Momen haru menyelimuti pertemuan kakek Muhadi yang sempat terdampar selama 30 tahun di Labuhanbatu Utara (Labura) Sumatra dengan keluarganya di Bandara Juanda, Jawa Timur. Pelukan dan isak tangis pun pecah ketika kedua anak Muhadi bertemu dengan ayah mereka yang sempat diduga sudah meninggal itu.
Mengutip detikJatim, Muhadi tiba di Bandara Juanda Sidoarjo, Selasa (28/6) pukul 14.45 WIB. Muhadi berangkat dari Labura didampingi Kanit Bimas Polsek Bilah Hulu, Aiptu Haris Fadillah.
Dia lalu dijemput kedua anaknya yang langsung memeluknya. Pelukan hangat dan tangis pecah ketika pertemuan ayah dan anak itu terjadi.
SCROLL TO CONTINUE WITH CONTENT
"Bapakku tenan iki (Bapakku beneran ini," tanya anak ketiga Muhadi, Ali Maksum, sambil meneteskan air mata.
"Iyo aku bapakmu tenan iki (Iya aku bapakmu beneran ini)," jawab Muhadi sembari membuka maskernya.
Keduanya lalu kembali berpelukan erat. Senyuman Muhadi dan kedua anaknya pun mengembang setelah bertemu. Rasa rindu akibat perpisahan selama 30 tahun lamanya itu pun mulai terbayarkan.
"Waduh senang sekali bisa ketemu anak-anak," tutur Muhadi.
Anak kedua Muhadi, Alimuddin, mengaku gembira bisa berjumpa dengan ayahnya. Pertemuan ini pun tak pernah disangkanya karena sudah puluhan tahun berpisah dengan sang ayah.
"Alhamdulillah bisa bertemu lagi, sangat senang. Terima kasih atas bantuan dan fasilitas dari pihak kepolisian Sumut serta kerja sama dengan Polres Trenggalek," ujar Alimuddin.
![]() |
Cerita Muhadi soal 30 tahun tak pernah pulang
Muhadi mengaku mulanya berniat merantau ke Malaysia untuk mengadu nasib demi menghidupi anak dan istrinya. Namun, dia justru terdampar dan terlantar di Sumatera Utara.
"Niatku waktu itu memang kerja cari uang untuk anak bojo (istri)," ujar Muhadi.
Selama di perantauan itu, Muhadi mengaku sering berpindah-pindah tempat demi mendapatkan pekerjaan yang layak.
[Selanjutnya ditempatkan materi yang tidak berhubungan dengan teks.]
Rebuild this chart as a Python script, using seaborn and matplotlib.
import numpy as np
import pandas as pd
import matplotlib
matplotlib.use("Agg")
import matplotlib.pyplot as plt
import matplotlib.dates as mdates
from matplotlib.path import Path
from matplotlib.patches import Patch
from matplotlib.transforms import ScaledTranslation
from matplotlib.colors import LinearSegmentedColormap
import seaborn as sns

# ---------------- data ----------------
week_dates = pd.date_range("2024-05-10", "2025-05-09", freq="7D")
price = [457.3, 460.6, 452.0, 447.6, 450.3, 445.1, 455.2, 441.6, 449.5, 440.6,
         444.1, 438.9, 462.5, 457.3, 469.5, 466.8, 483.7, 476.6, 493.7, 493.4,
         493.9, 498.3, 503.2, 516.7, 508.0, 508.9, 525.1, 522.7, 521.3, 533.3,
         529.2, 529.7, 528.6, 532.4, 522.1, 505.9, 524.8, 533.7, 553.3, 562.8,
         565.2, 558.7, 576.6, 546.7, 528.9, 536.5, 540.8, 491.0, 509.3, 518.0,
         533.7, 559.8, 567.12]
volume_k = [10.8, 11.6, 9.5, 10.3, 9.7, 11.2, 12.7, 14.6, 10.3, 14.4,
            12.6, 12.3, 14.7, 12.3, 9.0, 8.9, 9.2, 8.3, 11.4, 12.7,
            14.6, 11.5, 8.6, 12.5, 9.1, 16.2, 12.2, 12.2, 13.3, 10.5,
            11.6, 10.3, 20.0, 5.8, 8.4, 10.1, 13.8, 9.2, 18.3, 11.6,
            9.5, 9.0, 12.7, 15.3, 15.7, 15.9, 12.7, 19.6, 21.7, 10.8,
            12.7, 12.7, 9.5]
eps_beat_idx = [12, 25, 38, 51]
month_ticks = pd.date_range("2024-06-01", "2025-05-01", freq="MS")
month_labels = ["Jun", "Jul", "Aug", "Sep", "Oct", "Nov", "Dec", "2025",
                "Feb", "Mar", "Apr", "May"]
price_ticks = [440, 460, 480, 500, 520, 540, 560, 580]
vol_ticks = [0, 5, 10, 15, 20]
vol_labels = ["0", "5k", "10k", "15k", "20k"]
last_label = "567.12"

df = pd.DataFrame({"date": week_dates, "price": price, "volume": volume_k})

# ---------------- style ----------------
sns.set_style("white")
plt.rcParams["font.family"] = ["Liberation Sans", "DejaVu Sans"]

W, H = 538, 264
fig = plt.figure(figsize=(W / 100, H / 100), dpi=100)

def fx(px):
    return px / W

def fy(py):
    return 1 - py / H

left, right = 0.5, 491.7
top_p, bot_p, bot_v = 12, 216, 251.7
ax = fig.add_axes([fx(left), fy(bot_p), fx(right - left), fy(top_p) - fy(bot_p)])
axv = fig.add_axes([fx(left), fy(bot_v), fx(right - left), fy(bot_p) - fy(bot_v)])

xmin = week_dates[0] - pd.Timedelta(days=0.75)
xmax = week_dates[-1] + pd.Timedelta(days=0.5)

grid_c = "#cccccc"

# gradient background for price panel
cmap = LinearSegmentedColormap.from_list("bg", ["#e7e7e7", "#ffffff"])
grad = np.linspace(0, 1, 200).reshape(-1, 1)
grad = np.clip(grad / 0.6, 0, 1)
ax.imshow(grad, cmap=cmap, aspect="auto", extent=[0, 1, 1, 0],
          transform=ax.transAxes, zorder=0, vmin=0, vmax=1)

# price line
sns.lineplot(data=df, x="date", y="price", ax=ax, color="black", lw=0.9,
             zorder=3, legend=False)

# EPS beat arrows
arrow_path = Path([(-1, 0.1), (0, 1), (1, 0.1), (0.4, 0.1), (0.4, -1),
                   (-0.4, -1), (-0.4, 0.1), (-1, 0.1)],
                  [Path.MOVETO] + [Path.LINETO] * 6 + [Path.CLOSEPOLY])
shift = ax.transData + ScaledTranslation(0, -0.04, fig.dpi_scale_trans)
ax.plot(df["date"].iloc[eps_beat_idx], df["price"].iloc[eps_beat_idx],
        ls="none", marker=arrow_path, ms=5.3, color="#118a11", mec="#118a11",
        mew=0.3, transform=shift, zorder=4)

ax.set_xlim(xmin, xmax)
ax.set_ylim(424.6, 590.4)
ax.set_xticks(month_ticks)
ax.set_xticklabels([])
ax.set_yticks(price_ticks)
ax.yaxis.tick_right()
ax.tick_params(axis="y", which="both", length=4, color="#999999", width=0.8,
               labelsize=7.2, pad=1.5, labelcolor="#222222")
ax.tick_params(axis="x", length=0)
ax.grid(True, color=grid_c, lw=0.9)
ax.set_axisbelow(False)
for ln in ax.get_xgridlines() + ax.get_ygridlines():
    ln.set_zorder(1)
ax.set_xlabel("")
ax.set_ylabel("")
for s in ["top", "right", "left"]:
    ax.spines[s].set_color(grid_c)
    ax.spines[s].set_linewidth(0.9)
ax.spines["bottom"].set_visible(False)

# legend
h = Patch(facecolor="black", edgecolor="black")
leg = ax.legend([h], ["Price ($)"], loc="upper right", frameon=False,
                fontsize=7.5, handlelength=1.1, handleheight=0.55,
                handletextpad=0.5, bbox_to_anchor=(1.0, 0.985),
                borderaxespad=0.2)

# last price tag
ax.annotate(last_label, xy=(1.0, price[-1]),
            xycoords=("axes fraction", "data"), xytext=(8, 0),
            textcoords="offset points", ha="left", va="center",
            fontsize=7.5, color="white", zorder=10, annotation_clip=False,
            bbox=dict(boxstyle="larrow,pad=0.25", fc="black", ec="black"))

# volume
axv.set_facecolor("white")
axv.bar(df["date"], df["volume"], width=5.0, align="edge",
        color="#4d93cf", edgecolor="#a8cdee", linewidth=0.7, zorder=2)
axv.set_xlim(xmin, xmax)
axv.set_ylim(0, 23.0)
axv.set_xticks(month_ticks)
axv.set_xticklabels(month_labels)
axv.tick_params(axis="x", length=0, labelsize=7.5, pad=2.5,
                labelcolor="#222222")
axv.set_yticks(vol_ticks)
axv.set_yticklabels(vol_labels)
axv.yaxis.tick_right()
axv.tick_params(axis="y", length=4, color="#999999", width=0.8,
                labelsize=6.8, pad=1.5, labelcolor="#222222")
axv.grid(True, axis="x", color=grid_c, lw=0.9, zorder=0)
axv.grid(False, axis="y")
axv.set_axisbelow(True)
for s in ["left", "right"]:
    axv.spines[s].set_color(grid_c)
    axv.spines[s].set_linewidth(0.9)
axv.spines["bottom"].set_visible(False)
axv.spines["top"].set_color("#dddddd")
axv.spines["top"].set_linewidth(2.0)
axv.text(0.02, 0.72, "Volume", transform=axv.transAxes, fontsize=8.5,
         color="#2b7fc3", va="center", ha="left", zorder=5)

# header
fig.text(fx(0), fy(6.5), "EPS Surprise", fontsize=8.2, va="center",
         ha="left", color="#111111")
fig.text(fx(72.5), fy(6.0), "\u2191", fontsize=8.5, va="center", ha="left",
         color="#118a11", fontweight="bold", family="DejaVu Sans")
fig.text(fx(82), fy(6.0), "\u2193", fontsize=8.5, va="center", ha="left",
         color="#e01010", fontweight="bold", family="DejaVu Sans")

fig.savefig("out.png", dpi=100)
Berbagai pekerjaan pun pernah dilakoninya, seperti buruh kelapa sawit, hingga bekerja serabutan.
"Pokoknya kalau aku sudah pergi disuruh kerja apapun mau," terangnya.
Selama di Sumatera, Muhadi sempat beberapa kali mengirimkan uang untuk keluarganya di Jawa. Namun, lambat laun penghasilannya terus merosot hingga akhirnya mengalami kesulitan ekonomi.
Selengkapnya di halaman berikut...
Kondisi ekonomi yang pas-pasan membuatnya kewalahan sehingga putus kontak dengan keluarganya di rumah. "Karena kerja hari ini, untuk makan saja masih kurang," tuturnya.
Rasa rindu untuk kembali ke kampung halaman pun menurutnya selalu ada. Namun, ada saja halangan yang menghambat Muhadi bertemu keluarganya.
"Uang saku nggak ada, sudah dua kali gagal terus. Dibohongi asistennya (bos) uangnya dibawa kabur," ujar dia.
Penantian panjang Muhadi untuk pulang ke Trenggalek akhirnya berakhir. Hal ini tak lepas dari jasa salah seorang karyawan perusahaan kelapa sawit di Labuhanbatu Utara yang menggungah kisah Muhadi ke media sosial.
Kisahnya pun viral hingga kabar itu sampai pada keluarganya di Tulungagung dan Trenggalek. Gayung bersambut, Polres Labuhanbatu dan Polres Trenggalek memfasiltiasi pemulangan Muhadi ke Trenggalek.